Monday, October 1, 2018

Emotions Are Wavering


View from the girls' house at Potter's Field Ranch.


Emotions are so wavering, that’s why it’s so important to base our walk by faith, not feelings. As I look back at the beginning of July before IGNITE Class 15 came, I was so nervous and fearful. I was beginning a new role as the head girls’ RA and I knew I wasn’t capable. Sitting on the steps of the girls’ house at the new Potter’s Field Ranch, the Lord gave me Psalm 121:1-2, “I will lift my eyes to the hills – from whence comes my help? My help comes from the Lord, who made heaven and earth.” In that moment, I looked up at the mountains surrounding the property, a sight that never got old, and God gave me peace. He was with me, He is with me. The past three months were a time of learning, preparation, and growth. It was a sweet season, one that I will cherish for a long time; IGNITE Class 15 has a special place in my heart…
 
IGNITE Class 15 and some Potter's Field staff.
Today, I am in the Kingdom of Cambodia. God’s promises are yes and amen (2 Corinthians 1:20). I have the honor and privilege of overseeing the team that will come in two weeks from IGNITE Class 15, as well as being the Potter’s Field liaison for Cambodia! I’ve been back for almost a week; a rollercoaster of emotions it has been. Emotions are so wavering. I traveled alone and left just before the last week of IGNITE Class 15’s training. I simply miss everyone from Montana and Colorado too. But, Jehovah Shammah, the Lord is there and is my Companion. Despite the sometimes tears, God has taken me back to that day on the steps of the girls’ house before the interns’ training - where does my help come from? My Companion.

 
With Team Cambodia IGNITE Class 15!
He has reminded me of HIS faithfulness of being there, of the army I have in Colorado, Montana, and here in Cambodia behind me and with me, as I am for them. I am reminded that He has brought me back to the land He promised my return (several times in fact), and I still got to be a part of the interns who got baptized the other day and their Commissioning through video calls! Yes, emotions are wavering, but do I stand on those? No way. I stand on my Rock and the One who is there!
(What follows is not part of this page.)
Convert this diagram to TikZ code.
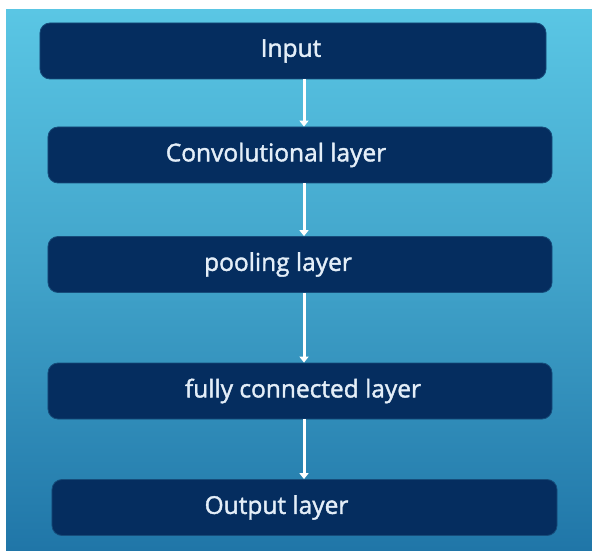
\documentclass[tikz,border=0pt]{standalone}
\usepackage{fontspec}
\setmainfont{Open Sans}
\newfontfamily\layerfont{Open Sans}[FakeBold=1.6]
\usepackage{tikz}
\usetikzlibrary{arrows.meta, calc}

\definecolor{bgtop}{RGB}{90,198,228}
\definecolor{bgbot}{RGB}{32,118,168}
\definecolor{boxfill}{RGB}{5,45,95}
\definecolor{boxtext}{RGB}{228,238,248}

\begin{document}
\begin{tikzpicture}[x=1bp, y=-1bp,
        layerbox/.style={draw=boxfill!80!bgtop, line width=0.8bp, fill=boxfill, rounded corners=10bp,
            inner sep=0pt, minimum height=56bp},
        layertext/.style={text=boxtext, font=\fontsize{24.5bp}{28bp}\layerfont},
        flowarrow/.style={draw=white, line width=3bp, -{Triangle[width=9bp, length=6bp]}}]
        \useasboundingbox (0,0) rectangle (592,552);
        \shade[top color=bgtop, bottom color=bgbot, middle color=bgtop!55!bgbot] (6,10) rectangle (592,550);

        % the five layers, top to bottom
        \node[layerbox, minimum width=506bp, label={[layertext, xshift=-2bp]center:Input}] (input) at (293,51) {};
        \node[layerbox, minimum width=504bp, label={[layertext, xshift=-24bp]center:Convolutional layer}] (conv) at (300,155) {};
        \node[layerbox, minimum width=504bp, label={[layertext, xshift=-22bp]center:pooling layer}] (pool) at (300,264.5) {};
        \node[layerbox, minimum width=504bp, label={[layertext, xshift=3bp]center:fully connected layer}] (fc) at (300,391) {};
        \node[layerbox, minimum width=505bp, label={[layertext, xshift=-28bp]center:Output layer}] (out) at (304.5,507.5) {};

        \coordinate (axis) at (304,0);
        \foreach \a/\b in {input/conv, conv/pool, pool/fc, fc/out} {
            \draw[flowarrow] (\a.south -| axis) -- (\b.north -| axis);
        }
    \end{tikzpicture}
\end{document}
“When you pass through the waters, I will be with you; and through the rivers, they shall not overflow you. When you walk through the fire, you shall not be burned. Nor shall the flame scorch you. For I am the LORD your God, the Holy One of Israel, your Savior…”
-Isaiah 43:2-3 (emphasis added)


Sunday, February 25, 2018

God Moves When We Least Expect It

Winter in Montana.

A quiet season, Montana has been. I came back to the States expecting to just be, to just live, and to just help where the needs are - in MudMan and in Media. It is never a bad thing to desire; I hadn't any thoughts of anything else. As I wrote back in October - seek first the Kingdom.

Buy Local Serve Global.
Yet, I have seen the Lord use me in ways that I in myself cannot accomplish. {Glory be to God} Ways that I never would've expected, seeing how much I need to continuously feed on His Word, trust in His Spirit, and seek first His Kingdom. In the midst of working at MudMan and doing Media, I have been a girls house overseer.
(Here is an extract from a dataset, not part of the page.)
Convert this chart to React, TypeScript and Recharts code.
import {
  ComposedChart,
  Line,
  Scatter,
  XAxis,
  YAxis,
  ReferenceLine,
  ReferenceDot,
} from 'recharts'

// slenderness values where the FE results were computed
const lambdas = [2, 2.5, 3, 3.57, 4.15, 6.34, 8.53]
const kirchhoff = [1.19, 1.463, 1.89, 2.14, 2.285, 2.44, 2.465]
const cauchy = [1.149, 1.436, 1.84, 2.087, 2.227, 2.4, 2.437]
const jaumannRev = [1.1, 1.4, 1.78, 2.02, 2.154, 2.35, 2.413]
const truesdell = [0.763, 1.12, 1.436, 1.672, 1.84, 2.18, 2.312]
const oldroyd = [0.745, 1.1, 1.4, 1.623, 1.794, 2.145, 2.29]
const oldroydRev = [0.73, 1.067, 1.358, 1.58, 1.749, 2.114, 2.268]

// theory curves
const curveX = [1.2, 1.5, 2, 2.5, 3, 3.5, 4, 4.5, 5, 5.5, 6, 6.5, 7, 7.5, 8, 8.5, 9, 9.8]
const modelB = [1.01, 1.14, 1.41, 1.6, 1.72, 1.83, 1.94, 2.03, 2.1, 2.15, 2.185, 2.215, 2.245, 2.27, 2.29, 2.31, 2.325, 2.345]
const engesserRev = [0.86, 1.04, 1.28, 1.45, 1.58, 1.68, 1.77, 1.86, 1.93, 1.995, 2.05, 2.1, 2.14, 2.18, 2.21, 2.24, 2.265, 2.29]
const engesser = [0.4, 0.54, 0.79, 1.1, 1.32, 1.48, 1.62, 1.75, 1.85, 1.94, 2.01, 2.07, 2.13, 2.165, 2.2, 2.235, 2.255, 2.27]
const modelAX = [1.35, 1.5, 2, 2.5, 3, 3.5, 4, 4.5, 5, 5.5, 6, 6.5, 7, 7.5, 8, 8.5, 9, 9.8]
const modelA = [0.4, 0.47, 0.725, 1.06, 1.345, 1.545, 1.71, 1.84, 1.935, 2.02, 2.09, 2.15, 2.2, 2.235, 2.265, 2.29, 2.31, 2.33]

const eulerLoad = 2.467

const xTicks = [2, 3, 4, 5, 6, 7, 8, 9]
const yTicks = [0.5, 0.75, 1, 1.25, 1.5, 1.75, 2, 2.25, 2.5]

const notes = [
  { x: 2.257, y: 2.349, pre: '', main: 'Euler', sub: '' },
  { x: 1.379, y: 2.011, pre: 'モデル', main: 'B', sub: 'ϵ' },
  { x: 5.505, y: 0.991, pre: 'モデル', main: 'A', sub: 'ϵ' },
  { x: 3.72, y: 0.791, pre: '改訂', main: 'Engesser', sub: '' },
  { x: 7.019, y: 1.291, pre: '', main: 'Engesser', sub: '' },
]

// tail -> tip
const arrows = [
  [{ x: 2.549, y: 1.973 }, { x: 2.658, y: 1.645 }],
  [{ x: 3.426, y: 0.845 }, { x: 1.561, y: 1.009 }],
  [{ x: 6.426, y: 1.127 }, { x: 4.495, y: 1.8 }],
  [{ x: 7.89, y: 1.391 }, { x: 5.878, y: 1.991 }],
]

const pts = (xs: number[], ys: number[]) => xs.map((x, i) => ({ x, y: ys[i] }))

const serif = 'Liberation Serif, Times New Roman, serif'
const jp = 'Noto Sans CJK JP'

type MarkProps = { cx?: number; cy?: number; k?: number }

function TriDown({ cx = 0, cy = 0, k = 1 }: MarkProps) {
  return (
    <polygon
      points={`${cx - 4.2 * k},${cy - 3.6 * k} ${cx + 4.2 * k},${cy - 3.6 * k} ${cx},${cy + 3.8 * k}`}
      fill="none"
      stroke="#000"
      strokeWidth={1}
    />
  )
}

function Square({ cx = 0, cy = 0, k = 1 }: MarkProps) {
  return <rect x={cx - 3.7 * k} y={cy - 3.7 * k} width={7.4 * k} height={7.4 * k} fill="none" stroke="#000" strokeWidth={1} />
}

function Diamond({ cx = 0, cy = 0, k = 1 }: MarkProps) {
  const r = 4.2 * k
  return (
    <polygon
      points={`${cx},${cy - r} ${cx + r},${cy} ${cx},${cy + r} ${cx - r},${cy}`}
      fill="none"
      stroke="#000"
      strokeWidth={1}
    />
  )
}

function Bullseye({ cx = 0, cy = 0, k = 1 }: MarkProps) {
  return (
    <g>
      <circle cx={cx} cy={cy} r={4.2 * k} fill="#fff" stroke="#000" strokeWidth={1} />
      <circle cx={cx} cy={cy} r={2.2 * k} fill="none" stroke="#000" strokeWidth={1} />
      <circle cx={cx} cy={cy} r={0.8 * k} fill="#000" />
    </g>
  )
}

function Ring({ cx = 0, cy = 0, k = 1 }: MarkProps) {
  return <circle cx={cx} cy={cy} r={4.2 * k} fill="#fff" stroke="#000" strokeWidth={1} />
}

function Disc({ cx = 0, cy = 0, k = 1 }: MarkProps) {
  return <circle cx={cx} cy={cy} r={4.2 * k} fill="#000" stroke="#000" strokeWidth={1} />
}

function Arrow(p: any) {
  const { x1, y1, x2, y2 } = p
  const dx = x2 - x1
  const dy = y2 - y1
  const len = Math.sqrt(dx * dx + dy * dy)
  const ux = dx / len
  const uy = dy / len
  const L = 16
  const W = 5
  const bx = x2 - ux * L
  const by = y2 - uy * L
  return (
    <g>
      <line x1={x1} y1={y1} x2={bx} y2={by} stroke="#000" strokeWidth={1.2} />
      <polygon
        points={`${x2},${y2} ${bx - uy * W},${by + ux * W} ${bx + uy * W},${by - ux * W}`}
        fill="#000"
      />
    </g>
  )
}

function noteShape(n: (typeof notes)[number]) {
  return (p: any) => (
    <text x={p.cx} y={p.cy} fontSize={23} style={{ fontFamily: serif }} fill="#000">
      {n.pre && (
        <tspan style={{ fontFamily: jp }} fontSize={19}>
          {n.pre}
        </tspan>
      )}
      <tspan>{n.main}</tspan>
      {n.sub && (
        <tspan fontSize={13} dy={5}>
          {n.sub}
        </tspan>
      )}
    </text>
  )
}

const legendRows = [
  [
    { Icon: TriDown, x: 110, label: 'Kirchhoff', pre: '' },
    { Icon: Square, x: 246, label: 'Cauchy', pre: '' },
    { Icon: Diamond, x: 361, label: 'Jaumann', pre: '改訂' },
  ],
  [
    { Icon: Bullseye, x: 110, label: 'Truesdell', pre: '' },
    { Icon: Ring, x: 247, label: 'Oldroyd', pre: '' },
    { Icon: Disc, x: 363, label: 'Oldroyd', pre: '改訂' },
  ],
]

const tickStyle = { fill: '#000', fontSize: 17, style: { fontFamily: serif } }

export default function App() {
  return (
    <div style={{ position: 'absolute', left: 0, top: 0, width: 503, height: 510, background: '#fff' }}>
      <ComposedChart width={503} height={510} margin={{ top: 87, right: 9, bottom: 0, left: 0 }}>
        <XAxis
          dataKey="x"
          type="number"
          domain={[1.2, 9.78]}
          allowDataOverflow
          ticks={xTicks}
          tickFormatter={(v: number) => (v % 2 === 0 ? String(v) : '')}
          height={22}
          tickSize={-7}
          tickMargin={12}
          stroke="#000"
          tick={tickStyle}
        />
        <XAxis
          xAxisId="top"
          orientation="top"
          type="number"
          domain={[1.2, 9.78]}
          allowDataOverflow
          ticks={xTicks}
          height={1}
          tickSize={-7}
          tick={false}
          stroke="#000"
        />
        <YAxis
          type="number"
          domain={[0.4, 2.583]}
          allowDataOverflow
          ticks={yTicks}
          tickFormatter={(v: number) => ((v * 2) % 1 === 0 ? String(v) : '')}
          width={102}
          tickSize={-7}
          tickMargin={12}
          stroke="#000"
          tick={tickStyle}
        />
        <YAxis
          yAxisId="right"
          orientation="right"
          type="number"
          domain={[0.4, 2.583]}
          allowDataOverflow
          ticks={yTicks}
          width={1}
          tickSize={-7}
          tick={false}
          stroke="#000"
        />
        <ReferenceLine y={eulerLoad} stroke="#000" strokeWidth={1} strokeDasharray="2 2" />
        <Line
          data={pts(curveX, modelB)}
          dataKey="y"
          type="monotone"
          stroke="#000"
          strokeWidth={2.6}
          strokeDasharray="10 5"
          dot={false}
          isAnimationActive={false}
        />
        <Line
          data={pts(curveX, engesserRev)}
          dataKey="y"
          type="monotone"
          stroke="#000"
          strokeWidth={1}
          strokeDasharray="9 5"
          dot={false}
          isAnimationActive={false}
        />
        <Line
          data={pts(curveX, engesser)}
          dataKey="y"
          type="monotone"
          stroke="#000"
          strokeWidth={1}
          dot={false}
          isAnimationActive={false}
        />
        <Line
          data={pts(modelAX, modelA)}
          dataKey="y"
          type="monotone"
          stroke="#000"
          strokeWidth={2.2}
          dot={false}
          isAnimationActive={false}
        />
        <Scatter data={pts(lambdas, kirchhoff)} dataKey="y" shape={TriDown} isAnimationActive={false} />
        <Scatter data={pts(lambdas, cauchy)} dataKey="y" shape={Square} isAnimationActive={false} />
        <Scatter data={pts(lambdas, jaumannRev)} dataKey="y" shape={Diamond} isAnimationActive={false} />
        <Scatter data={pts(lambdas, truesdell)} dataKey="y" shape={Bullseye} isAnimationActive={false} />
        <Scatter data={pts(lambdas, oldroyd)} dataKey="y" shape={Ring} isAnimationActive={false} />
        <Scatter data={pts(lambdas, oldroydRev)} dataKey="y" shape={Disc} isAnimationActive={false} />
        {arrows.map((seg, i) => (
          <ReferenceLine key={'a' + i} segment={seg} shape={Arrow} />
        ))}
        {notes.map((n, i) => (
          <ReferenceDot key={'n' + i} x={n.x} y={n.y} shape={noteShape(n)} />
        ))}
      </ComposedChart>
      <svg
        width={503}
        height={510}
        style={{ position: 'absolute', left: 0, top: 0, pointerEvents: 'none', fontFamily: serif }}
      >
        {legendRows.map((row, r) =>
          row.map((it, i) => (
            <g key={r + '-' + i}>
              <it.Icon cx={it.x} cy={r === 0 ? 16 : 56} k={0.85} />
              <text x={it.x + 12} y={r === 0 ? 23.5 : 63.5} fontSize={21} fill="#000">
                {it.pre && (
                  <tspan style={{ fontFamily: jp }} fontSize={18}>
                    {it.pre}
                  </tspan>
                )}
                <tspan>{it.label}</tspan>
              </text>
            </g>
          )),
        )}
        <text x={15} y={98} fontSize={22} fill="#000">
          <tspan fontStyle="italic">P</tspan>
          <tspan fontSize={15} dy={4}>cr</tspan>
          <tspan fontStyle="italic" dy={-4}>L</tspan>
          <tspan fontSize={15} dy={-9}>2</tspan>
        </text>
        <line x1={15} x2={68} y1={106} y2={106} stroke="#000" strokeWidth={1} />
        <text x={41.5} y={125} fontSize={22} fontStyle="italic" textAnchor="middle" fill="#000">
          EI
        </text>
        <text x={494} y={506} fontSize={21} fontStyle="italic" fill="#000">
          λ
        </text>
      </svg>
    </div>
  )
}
The girls in the house I get to oversee.
Blinded by what was given to me, I still strove to make sure I had a place in this ministry, that I was accepted. I was run down by this. The Lord reminded me that I am firstly His daughter, to be just that, everything that comes after is a blessing He has given me to walk in. I was so sweetly reminded that I do have a place, to not strive to prove anything, that I do have a proven character by who the Lord has made me to be. In other words, to just be, seek first His Kingdom, and let the Holy Spirit use me. (I feel as though this has been a bunny trail in my writing, but I want others to know, the Lord has great plans for you, you don't need to try and prove anything, just seek Him and He will do the rest, when you least expect it...)

With a small part of the MudMan Crew.
When you least expect it...I didn't expect to be a girls house overseer when I came back to Montana, but the Lord did it. And with what's next, I didn't expect. The second week of March I will be traveling to Uganda, Africa to lead the IGNITE Class 14 girls team. And then I remembered. During my field time I had asked the Lord about leading a team of girls somewhere, so blessed by my leadership (and have applied such examples in my life today), I too wanted an opportunity to take those examples and lead in my own way as the Lord would lead.

Team Uganda Girls. (Left to right)
Me, Emily, Manon (who will be helping
me lead), Gabbi, & Kaydra.
Without really any other thought about leading a team, today I see the Lord fulfilling that desire that I had spoken with Him once about. And I see His ways of preparing me. From first coming back to the ministry, the severe humbling that needed to take place (and continual that is), to becoming an RA, to assisting in Cambodia, to a girls house overseer currently, now on to Uganda. The Lord knows the desires of our hearts. His ways are higher than ours. He moves when we least expect it. And He makes us ready, because right now, I feel as if I am not, but I know He is equipping me.